Ziopharm stops enrolment in Phase II sarcoma trial early on positive data
This article was originally published in Scrip
Ziopharm Oncology has stopped enrolment early in a randomised Phase II trial testing its intravenous chemotherapy drug palifosfamide (Zymafos, ZIO-201) in advanced sarcoma on positive interim data. The US company plans to initiate a registration trial, as early as the first half of next year, following regulatory review of the palifosfamide programme to date.
The company's shares rose by 25% to close at $3.60 on Nasdaq on October 14th after the news was announced.
The Phase II PICASSO trial is testing the drug in patients with unresectable or metastatic soft tissue sarcoma in the front- and second-line setting. Patients are randomised either to a standard-of-care treatment in sarcoma, the chemotherapy drug doxorubicin (the only US FDA-approved agent in sarcoma), or to palifosfamide in combination with doxorubicin.

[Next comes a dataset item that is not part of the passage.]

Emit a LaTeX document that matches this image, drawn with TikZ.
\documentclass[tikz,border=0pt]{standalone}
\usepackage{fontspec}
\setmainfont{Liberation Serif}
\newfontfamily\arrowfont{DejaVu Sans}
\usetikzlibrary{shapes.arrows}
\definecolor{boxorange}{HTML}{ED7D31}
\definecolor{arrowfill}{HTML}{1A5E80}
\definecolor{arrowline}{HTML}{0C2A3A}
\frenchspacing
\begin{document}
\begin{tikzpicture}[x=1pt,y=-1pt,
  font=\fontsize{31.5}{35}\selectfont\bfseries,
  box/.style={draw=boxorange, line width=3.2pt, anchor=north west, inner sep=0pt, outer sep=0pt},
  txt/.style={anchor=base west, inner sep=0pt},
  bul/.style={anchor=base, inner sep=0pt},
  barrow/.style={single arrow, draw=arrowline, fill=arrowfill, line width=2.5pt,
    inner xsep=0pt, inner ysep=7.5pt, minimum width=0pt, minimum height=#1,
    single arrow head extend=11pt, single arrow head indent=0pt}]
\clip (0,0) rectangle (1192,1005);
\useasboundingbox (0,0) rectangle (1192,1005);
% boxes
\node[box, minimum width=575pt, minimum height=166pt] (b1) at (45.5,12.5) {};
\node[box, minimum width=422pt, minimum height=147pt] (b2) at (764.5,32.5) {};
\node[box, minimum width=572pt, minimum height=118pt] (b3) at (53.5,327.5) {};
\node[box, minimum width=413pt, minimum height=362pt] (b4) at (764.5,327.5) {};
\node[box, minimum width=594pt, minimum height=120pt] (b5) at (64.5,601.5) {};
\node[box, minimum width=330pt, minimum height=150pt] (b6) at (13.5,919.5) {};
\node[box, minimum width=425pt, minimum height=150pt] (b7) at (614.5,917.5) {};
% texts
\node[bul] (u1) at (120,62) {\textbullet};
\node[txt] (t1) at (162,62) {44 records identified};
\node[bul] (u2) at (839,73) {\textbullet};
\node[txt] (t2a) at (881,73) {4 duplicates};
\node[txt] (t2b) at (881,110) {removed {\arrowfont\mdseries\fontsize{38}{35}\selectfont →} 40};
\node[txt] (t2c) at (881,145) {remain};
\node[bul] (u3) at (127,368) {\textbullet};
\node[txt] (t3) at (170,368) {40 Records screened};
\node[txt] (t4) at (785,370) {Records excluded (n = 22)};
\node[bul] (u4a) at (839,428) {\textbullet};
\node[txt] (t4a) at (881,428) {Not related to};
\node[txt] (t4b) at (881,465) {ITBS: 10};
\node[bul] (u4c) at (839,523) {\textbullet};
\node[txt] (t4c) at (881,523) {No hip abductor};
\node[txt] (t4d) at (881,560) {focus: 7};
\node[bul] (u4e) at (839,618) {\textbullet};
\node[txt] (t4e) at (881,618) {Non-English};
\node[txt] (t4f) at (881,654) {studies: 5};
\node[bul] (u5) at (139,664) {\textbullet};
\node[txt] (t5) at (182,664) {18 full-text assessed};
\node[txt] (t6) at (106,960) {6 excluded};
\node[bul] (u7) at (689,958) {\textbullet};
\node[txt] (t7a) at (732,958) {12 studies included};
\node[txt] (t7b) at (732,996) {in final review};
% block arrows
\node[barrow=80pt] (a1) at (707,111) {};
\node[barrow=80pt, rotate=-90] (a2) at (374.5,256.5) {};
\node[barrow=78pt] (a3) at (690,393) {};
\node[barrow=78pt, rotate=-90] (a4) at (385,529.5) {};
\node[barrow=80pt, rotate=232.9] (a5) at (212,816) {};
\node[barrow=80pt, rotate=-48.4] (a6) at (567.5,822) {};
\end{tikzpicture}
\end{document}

Palifosfamide is DNA alkylating agent which is a stabilised, active metabolite of ifosfamide, another standard of care chemotherapy drug used to treat sarcoma. By using only the active metabolite, and not the toxic metabolites of ifosfamide, its side-effects such as "fuzzy brain" (encephalopathy) and severe bladder inflammation are avoided, the company says. It also claims that palifosfamide is expected to overcome resistance seen with ifosfamide.
The decision to stop enrolment early in the Phase II trial was based on reaching a key efficacy milestone and following safety and efficacy data review by the trial's data committee, sarcoma experts, and the company’s medical advisory board.

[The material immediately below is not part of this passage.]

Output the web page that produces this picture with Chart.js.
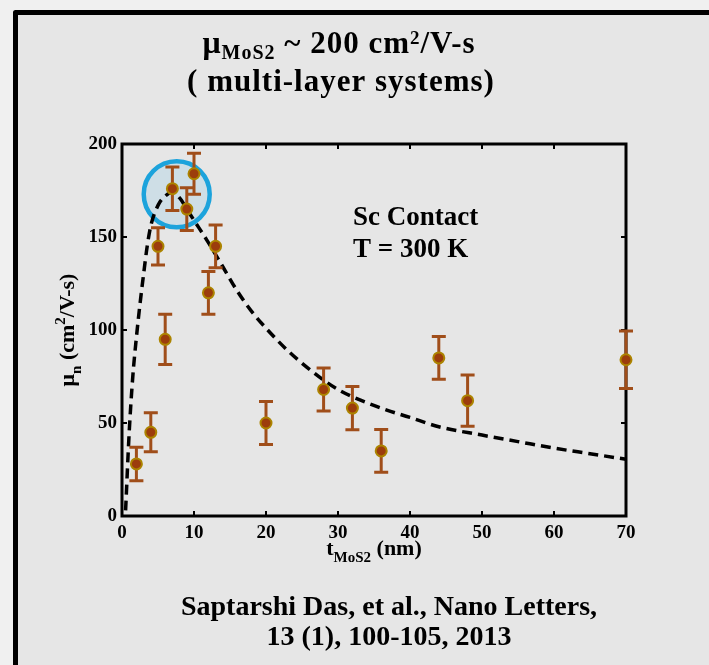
<!DOCTYPE html>
<html>
<head>
<meta charset="utf-8">
<script src="https://cdn.jsdelivr.net/npm/chart.js@4/dist/chart.umd.min.js"></script>
<style>
  html, body { margin: 0; padding: 0; background: #f0f0f0; }
  #wrap { width: 709px; height: 665px; }
  canvas { display: block; }
</style>
</head>
<body>
<div id="wrap"><canvas id="chart" width="709" height="665"></canvas></div>
<script>
// Measured mobility vs. MoS2 flake thickness (Sc contacts, 300 K)
const thickness   = [2, 4, 5, 6, 7, 9, 10, 12, 13, 20, 28, 32, 36, 44, 48, 70];
const mobility    = [28, 45, 145, 95, 176, 165, 184, 120, 145, 50, 68, 58, 35, 85, 62, 84];
const mobilityErr = [9, 10.5, 10, 13.5, 11.7, 11.5, 11, 11.5, 11.5, 11.5, 11.6, 11.6, 11.5, 11.5, 13.8, 15.5];

// Model curve (dashed)
const fitThickness = [0.5, 1, 1.5, 2, 2.5, 3, 3.5, 4, 5, 6, 7, 8, 9, 10, 12, 14, 16, 18, 20, 23, 26, 30, 36, 40, 44, 50, 55, 60, 65, 70];
const fitMobility  = [3, 45, 75, 96, 114, 130, 145, 156, 167, 172, 174, 171, 165, 159, 147, 134, 121, 110, 101, 89, 79, 68, 58, 53, 48, 43.5, 40, 36.5, 33.5, 30.5];

// Peak region marker
const peakThickness = [7.6];
const peakMobility  = [173];

// Axis ticks
const xTicks = [0, 10, 20, 30, 40, 50, 60, 70];
const yTicks = [0, 50, 100, 150, 200];

const SERIF = '"Liberation Serif", "Times New Roman", serif';

function drawRuns(ctx, runs, x, y, align) {
  let total = 0;
  runs.forEach(r => {
    ctx.font = `bold ${r.size}px ${SERIF}`;
    r.w = ctx.measureText(r.text).width;
    total += r.w;
  });
  let cx = align === 'center' ? x - total / 2 : x;
  runs.forEach(r => {
    ctx.font = `bold ${r.size}px ${SERIF}`;
    ctx.fillText(r.text, cx, y + (r.dy || 0));
    cx += r.w;
  });
}

// Panel background with the black frame
const panel = {
  id: 'panel',
  beforeDraw(chart) {
    const { ctx, width, height } = chart;
    ctx.save();
    ctx.fillStyle = '#f0f0f0';
    ctx.fillRect(0, 0, width, height);
    ctx.fillStyle = '#e6e6e6';
    ctx.fillRect(13, 10, width - 13, height - 10);
    ctx.strokeStyle = '#000';
    ctx.lineWidth = 5;
    ctx.lineJoin = 'round';
    ctx.beginPath();
    ctx.moveTo(15.5, height);
    ctx.lineTo(15.5, 12.5);
    ctx.lineTo(width, 12.5);
    ctx.stroke();
    ctx.restore();
  }
};

// Boxed axes with inward ticks on all four sides
const boxAxes = {
  id: 'boxAxes',
  beforeDatasetsDraw(chart) {
    const { ctx, chartArea: a, scales: { x, y } } = chart;
    ctx.save();
    ctx.strokeStyle = '#000';
    ctx.lineWidth = 2;
    ctx.beginPath();
    xTicks.forEach(v => {
      const px = x.getPixelForValue(v);
      ctx.moveTo(px, a.bottom); ctx.lineTo(px, a.bottom - 5);
      ctx.moveTo(px, a.top); ctx.lineTo(px, a.top + 5);
    });
    yTicks.forEach(v => {
      const py = y.getPixelForValue(v);
      ctx.moveTo(a.left, py); ctx.lineTo(a.left + 5, py);
      ctx.moveTo(a.right, py); ctx.lineTo(a.right - 5, py);
    });
    ctx.stroke();
    ctx.lineWidth = 3;
    ctx.lineJoin = 'miter';
    ctx.strokeRect(a.left, a.top, a.right - a.left, a.bottom - a.top);
    ctx.restore();
  }
};

// Vertical error bars with caps, drawn just beneath the measured points
const errorBars = {
  id: 'errorBars',
  beforeDatasetDraw(chart, args) {
    if (args.index !== 2) return;
    const { ctx, scales: { x, y } } = chart;
    ctx.save();
    ctx.strokeStyle = '#a04e1a';
    ctx.lineWidth = 3;
    ctx.lineCap = 'butt';
    thickness.forEach((t, i) => {
      const px = x.getPixelForValue(t);
      const top = y.getPixelForValue(mobility[i] + mobilityErr[i]);
      const bot = y.getPixelForValue(mobility[i] - mobilityErr[i]);
      ctx.beginPath();
      ctx.moveTo(px, top); ctx.lineTo(px, bot);
      ctx.moveTo(px - 7, top); ctx.lineTo(px + 7, top);
      ctx.moveTo(px - 7, bot); ctx.lineTo(px + 7, bot);
      ctx.stroke();
    });
    ctx.restore();
  }
};

// Headings, annotation, axis titles and reference
const texts = {
  id: 'texts',
  afterDraw(chart) {
    const { ctx, chartArea: a } = chart;
    ctx.save();
    ctx.fillStyle = '#000';
    ctx.textBaseline = 'alphabetic';
    ctx.textAlign = 'left';

    if ('letterSpacing' in ctx) ctx.letterSpacing = '1px';
    drawRuns(ctx, [
      { text: 'μ', size: 32 },
      { text: 'MoS2', size: 20, dy: 6 },
      { text: ' ~ 200 cm', size: 31 },
      { text: '2', size: 19, dy: -9 },
      { text: '/V-s', size: 31 }
    ], 339, 53, 'center');
    drawRuns(ctx, [{ text: '( multi-layer systems)', size: 31 }], 341, 91, 'center');
    if ('letterSpacing' in ctx) ctx.letterSpacing = '0px';

    drawRuns(ctx, [{ text: 'Sc Contact', size: 27 }], 353, 225, 'left');
    drawRuns(ctx, [{ text: 'T = 300 K', size: 27 }], 353, 257, 'left');

    // x-axis title
    drawRuns(ctx, [
      { text: 't', size: 22 },
      { text: 'MoS2', size: 15, dy: 7 },
      { text: ' (nm)', size: 22 }
    ], (a.left + a.right) / 2, 555, 'center');

    // y-axis title (rotated)
    ctx.save();
    ctx.translate(74, (a.top + a.bottom) / 2);
    ctx.rotate(-Math.PI / 2);
    drawRuns(ctx, [
      { text: 'μ', size: 22 },
      { text: 'n', size: 15, dy: 7 },
      { text: ' (cm', size: 22 },
      { text: '2', size: 15, dy: -9 },
      { text: '/V-s)', size: 22 }
    ], 0, 0, 'center');
    ctx.restore();

    drawRuns(ctx, [{ text: 'Saptarshi Das, et al., Nano Letters,', size: 28 }], 389, 615, 'center');
    drawRuns(ctx, [{ text: '13 (1), 100-105, 2013', size: 28 }], 389, 645, 'center');
    ctx.restore();
  }
};

new Chart(document.getElementById('chart'), {
  type: 'scatter',
  data: {
    datasets: [
      {
        label: 'peak',
        data: peakThickness.map((t, i) => ({ x: t, y: peakMobility[i] })),
        pointRadius: 33,
        pointBackgroundColor: 'rgba(160,205,228,0.35)',
        pointBorderColor: '#1ca3dc',
        pointBorderWidth: 4.5,
        clip: false,
        order: 3
      },
      {
        label: 'model',
        type: 'line',
        data: fitThickness.map((t, i) => ({ x: t, y: fitMobility[i] })),
        borderColor: '#000',
        borderWidth: 3.5,
        borderDash: [10, 6],
        cubicInterpolationMode: 'monotone',
        pointRadius: 0,
        fill: false,
        clip: false,
        order: 2
      },
      {
        label: 'measured',
        data: thickness.map((t, i) => ({ x: t, y: mobility[i] })),
        pointRadius: 5.5,
        pointBackgroundColor: '#9c3d0c',
        pointBorderColor: '#ac8400',
        pointBorderWidth: 2,
        clip: false,
        order: 1
      }
    ]
  },
  options: {
    responsive: false,
    animation: false,
    devicePixelRatio: 1,
    events: [],
    layout: { padding: { left: 22, right: 83, top: 144, bottom: 49 } },
    plugins: { legend: { display: false }, tooltip: { enabled: false }, title: { display: false } },
    scales: {
      x: {
        type: 'linear',
        min: 0, max: 70,
        afterBuildTicks: s => { s.ticks = xTicks.map(v => ({ value: v })); },
        afterFit: s => { s.height = 100; },
        grid: { display: false, drawTicks: false },
        border: { display: false },
        ticks: {
          padding: 6,
          color: '#000',
          maxRotation: 0,
          font: { family: SERIF, size: 19, weight: 'bold' }
        }
      },
      y: {
        type: 'linear',
        min: 0, max: 200,
        afterBuildTicks: s => { s.ticks = yTicks.map(v => ({ value: v })); },
        afterFit: s => { s.width = 100; },
        grid: { display: false, drawTicks: false },
        border: { display: false },
        ticks: {
          padding: 5,
          color: '#000',
          font: { family: SERIF, size: 19, weight: 'bold' }
        }
      }
    }
  },
  plugins: [panel, boxAxes, errorBars, texts]
});
</script>
</body>
</html>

A total of 58 of 62 patients treated so far have been evaluated for PFS (progression-free survival; the primary endpoint). In a three-month median follow-up period, 13 patients in the control arm had disease progression versus 6 in the experimental arm, with a hazard ratio of 0.67 representing a 33% reduced risk of progression with palifosfamide during this period of time. The two-sided p-value was 0.04; the pre-defined milestone was to reach one-sided p-value of 0.1. The trial had initially planned to enroll 100 patients.
The interim safety data indicate that the addition of palifosfamide does not add to the toxicity of single agent doxorubicin, the company said. The most frequently reported side-effects in both arms of the study include neutropenia and fatigue, hypokalaemia, nausea, anaemia, leucopenia, and alopecia. The company will report the interim data in full at the upcoming Connective Tissue Oncology Society (CTOS) meeting on November 5th.

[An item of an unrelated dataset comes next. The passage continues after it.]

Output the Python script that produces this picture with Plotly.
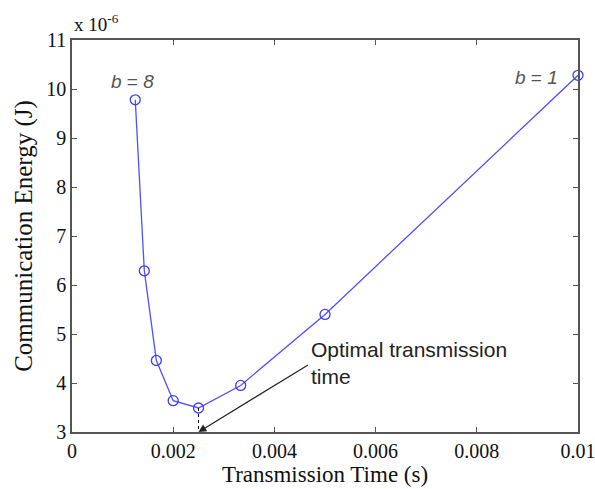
import plotly.graph_objects as go

b_values = [8, 7, 6, 5, 4, 3, 2, 1]
tx_time = [0.00125, 0.001429, 0.001667, 0.002, 0.0025, 0.003333, 0.005, 0.01]
energy = [9.78, 6.29, 4.46, 3.64, 3.49, 3.95, 5.40, 10.28]
x_ticks = [0, 0.002, 0.004, 0.006, 0.008, 0.01]
x_tick_labels = ["0", "0.002", "0.004", "0.006", "0.008", "0.01"]
y_ticks = [3, 4, 5, 6, 7, 8, 9, 10, 11]

opt_idx = energy.index(min(energy))

fig = go.Figure()
fig.add_trace(go.Scatter(
    x=tx_time, y=energy, mode="lines+markers",
    line=dict(color="#5050ff", width=1.3),
    marker=dict(symbol="circle-open", size=10, color="#3c3cff", line=dict(width=1.3)),
    showlegend=False, cliponaxis=False,
))
fig.add_trace(go.Scatter(
    x=[tx_time[opt_idx], tx_time[opt_idx]], y=[energy[opt_idx], 3],
    mode="lines", line=dict(color="black", width=1, dash="dot"),
    showlegend=False,
))

serif = "Liberation Serif"
sans = "Liberation Sans"
tickfont = dict(family=serif, size=20, color="#111")
fig.update_layout(
    width=595, height=489,
    margin=dict(l=72, r=17, t=40, b=57, autoexpand=False),
    paper_bgcolor="white", plot_bgcolor="white",
    font=dict(family=serif, size=20, color="#111"),
    xaxis=dict(range=[0, 0.01], tickvals=x_ticks, ticktext=x_tick_labels, tickfont=tickfont,
               ticks="inside", ticklen=5, tickcolor="#555", mirror="ticks",
               ticklabeloverflow="allow", automargin=False,
               showline=True, linecolor="#555", linewidth=1.5, showgrid=False,
               zeroline=False,
               title=dict(text="Transmission Time (s)", font=dict(size=23, family=serif, color="#111"), standoff=0)),
    yaxis=dict(range=[3, 11], tickvals=y_ticks, tickfont=tickfont,
               ticks="inside", ticklen=5, tickcolor="#555", mirror="ticks",
               ticklabeloverflow="allow", automargin=False,
               showline=True, linecolor="#555", linewidth=1.5, showgrid=False,
               zeroline=False,
               title=dict(text="Communication Energy (J)", font=dict(size=25, family=serif, color="#111"), standoff=7)),
    annotations=[
        dict(x=0, y=1, xref="paper", yref="paper", xanchor="left", yanchor="bottom",
             text="x 10<sup>-6</sup>", showarrow=False, font=dict(size=19, family=serif, color="#111"),
             yshift=3),
        dict(x=tx_time[0], y=energy[0], text="<i>b</i> = <i>8</i>", showarrow=False, yshift=18, xshift=-3,
             font=dict(size=19, family=sans, color="#555"), xanchor="center"),
        dict(x=tx_time[-1], y=energy[-1], text="<i>b</i> = <i>1</i>", showarrow=False, xshift=-18, yshift=-2,
             xanchor="right", font=dict(size=19, family=sans, color="#555")),
        dict(x=tx_time[opt_idx], y=3, ax=111, ay=-68, axref="pixel", ayref="pixel",
             text="", showarrow=True, arrowhead=2, arrowsize=1.3, arrowwidth=1.2, arrowcolor="#222"),
        dict(x=0.00468, y=4.41, text="Optimal transmission<br>time", showarrow=False,
             xanchor="left", yanchor="middle", align="left",
             font=dict(size=21, family=sans, color="#222")),
    ],
)
fig.write_html("out.html", config={"displayModeBar": False},
               post_script="document.body.style.margin='0px';document.body.style.overflow='hidden';")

"The hypothesis of the randomised Phase II trial design for this very difficult-to-treat cancer population has been validated and the interim results are promising and supportive of a pivotal trial," said Robert Maki, co-leader of the adult sarcoma program at Memorial Sloan-Kettering Cancer Center, and current president of CTOS, a multidisciplinary sarcoma specialty group.